Despite being hailed by some as a sophisticated soap opera, Edgar Reitz has always insisted that his magisterial Heimat trilogy owes most to the novels of Dickens and Proust.

Heimat (1984) concentrated on Maria Simon, a hausfrau in the Rhineland village of Schabbach, whose three sons were shaped by the rise and fall of Nazism.  

Yet, while the focus lingered on one family, Reitz also showed how ordinary Germans responded to the socio-political events for which the victorious Allies later insisted they took responsibility. Thus, we're asked to empathise with the loser who joins the Party to acquire a semblance of civic status, as well as the mother who sees her husband and sons depart from the simple values that she had always cherished.  

Although it provoked some angry domestic responses for its perceived romanticising of a traumatic era, Heimat was lauded by international critics and became a must-see TV series around the world.  

Running 1,538 minutes, Die Zweite Heimat (1992) became the longest feature film in screen history. Its 13 episodes introduced us to 71 principal characters, whose freewheeling interaction touched on many of the key social, political and cultural issues that helped define the 1960s. But, despite its spectacular scale, this chronicle of country boy Hermann Simon's turbulent decade in the big city has the intimacy of a book, in which each chapter explored a facet of a Cold War Germany still coming to terms with its Fascist past.  

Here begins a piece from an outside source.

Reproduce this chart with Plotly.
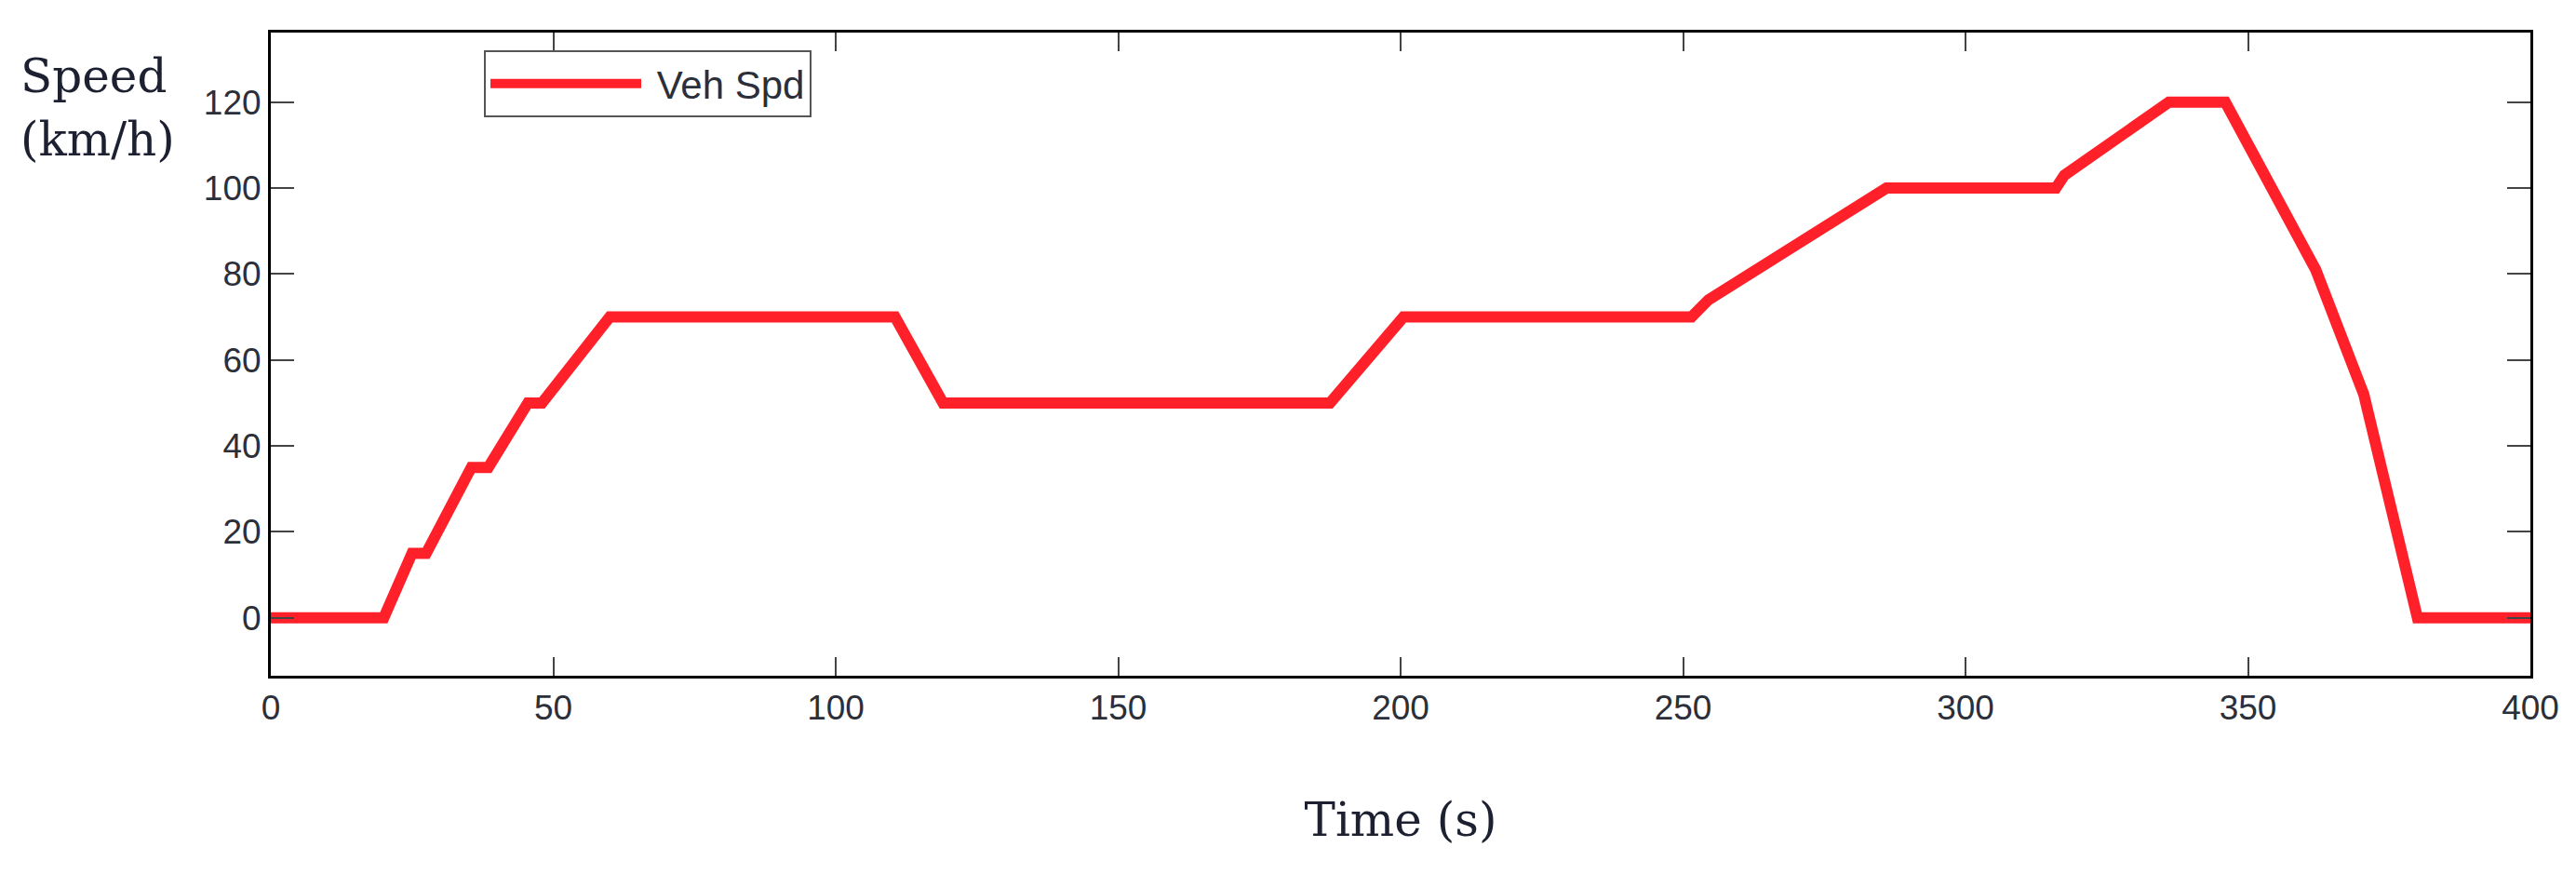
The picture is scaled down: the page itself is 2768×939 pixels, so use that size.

There are clearly autobiographical elements in Reitz's scenario. But everyone can recognise snapshots from their own youth in the diverse storylines, which are played with authentic conviction by a splendid ensemble, led by Henry Arnold, as the impressionable Hermann, and Salome Kammer, as his elusive Muse, Clarissa.  

The tryptich reached its climax with Heimat 3 (2005), a six-part masterpiece that brought the influence of America, Russia and East Germany to bear on the insular Rhineland region of the Hunsrück.

 The way in which Reitz contrasted the tempestuous on-off relationship between Arnold's conflicted composer and Kammer's avant-garde chanteuse with the tensions that followed the reunification of Germany was masterly, not only for the assuredness of Reitz's storytelling, but also for his command of the complex politico-cultural details that made the action so engrossing and authentic. He also handled the impressive supporting cast with supreme delicacy. It was a fitting climax to a monumental achievement will long remain a cinematic landmark.

A must for aficionados, this is a major artistic landmark.